1. A short term one-off opportunity is as important as a long term
one. Want to take your truck and go sale a hundred generators? Could
work, but it would work way better after a hurricane.
2. A bank-run is a good thing. It permits to see which banks have
overextended themselves and, ultimately, punishes them (unless you
have a government giving them cash through the backdoor...).
It's like going to the dentist. Not necessary pleasant on the spot,
but it can save you a lot of pain later.
Interesting experiment. I do think that people are not interested in money that does not work as a store of value (to the best of its abilities at least). But in the end the market will decide, and maybe my expectations will be proven wrong.
It has been an uphill battle for me in trying to explain this that there really are two uses for money: store-of-value and medium-of-exchange, and that it is possible to cleanly separate the two. It's even been done successfully before, most famously in the town of Wörgl between 1932 and 1934.
Keynes centered his attention on the macroeconomy and used inflation to grease its wheels. Hayek focused on the individual and the value of a deflationary currency at that scale. Gesell showed that these are not, in fact, competing visions and by separating store-of-value from medium-of-exchange you could have your cake and eat it too.
I agree there are two uses for money. If I have a choice between being paid in a form of currency that can do both, why would I voluntarily accept a form of currency that can only do one?
That is why would anyone voluntarily accept Freicoin over any other currency?
I guess my main question is: why would people voluntarily choose to use a medium of exchange that loses value over time? Does it require force by government to make people use this currency, or is there a reason they would start using it by themselves? Said another way: how would I benefit from using a medium of exchange that slowly loses its value?
In 2009, N. Gregory Mankiw (Harvard economist, advisor in the GWBush administration) passed along for consideration an demurrage-like stimulus idea from one of his students.
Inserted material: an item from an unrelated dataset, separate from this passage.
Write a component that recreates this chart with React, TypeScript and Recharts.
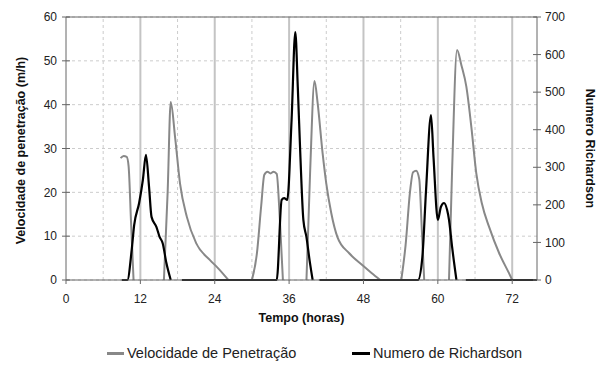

Namely, that the Fed could declare that one year forward, some percentage of existing currency, randomly chosen by serial number, would expire worthless:
I think the first step to a new currency is to create the groundwork to experiment with a new currency. In other words, if you can create a network of independent people and organizations who are willing to do some of their not-so-important transactions with currency X, then you stand a much better chance of discovering and vetting the best currency X.
Find individuals, artists, independent businesses, etc, etc and get them registered into a database so that this network can internally experiment with currencies.
Besides the somewhat strange economics, the greatest problem of any scheme like Bitcoin is that it is a gigantic waste of resources. Mining, which is needed to operate the system, basically amounts to an arms race between miners. If Bitcoin were actually used as a global currency, it seems realistic to suspect that a significant fraction of all global computing power would be used just for mining.
On paper, it sounds like a great idea, but the issues of adoption (why would anyone use this?) and liquidity (why would you keep a balance of freicoins any larger than you had to?) really defeat it before it even gets out the door.
This is something that needs to come from the top - governments need to stop taxing liquidity (sales and income taxes) and start taxing net worth.
This is Keynes argument against Demurrage Currency, the fees can be evaded by using a competing currency. When demurrage has been used successfully in the past, the main competing currency has been broken (30's Austria, depression era USA)
Nothing, in fact that is encouraged. I could imagine having a “checking account” in demurrage currency that my paycheck is deposited into, but at the end of the week or month I sweep excess funds (my savings) into a “savings account” backed by treasury bonds, gold, bitcoin, or similar.
The point is to keep cash itself in circulation, regardless of economic circumstances. Had we a demurrage currency in 2008, we might not have had as severe a “credit crunch” as we did--people would still want to loan or invest even in bad times. Demurrage removes, through negative incentive, the “sinks” where money can end up in unproductive storage on the ledger of some company or individual somewhere, and instead keeps it flowing through the economy.
That's not how economics works. We had a 'credit crunch' because billions of dollars in market value was disappearing, sometimes overnight, devaluing securities. A new currency that no one wants to hold for longer than they have to isn't going to change that.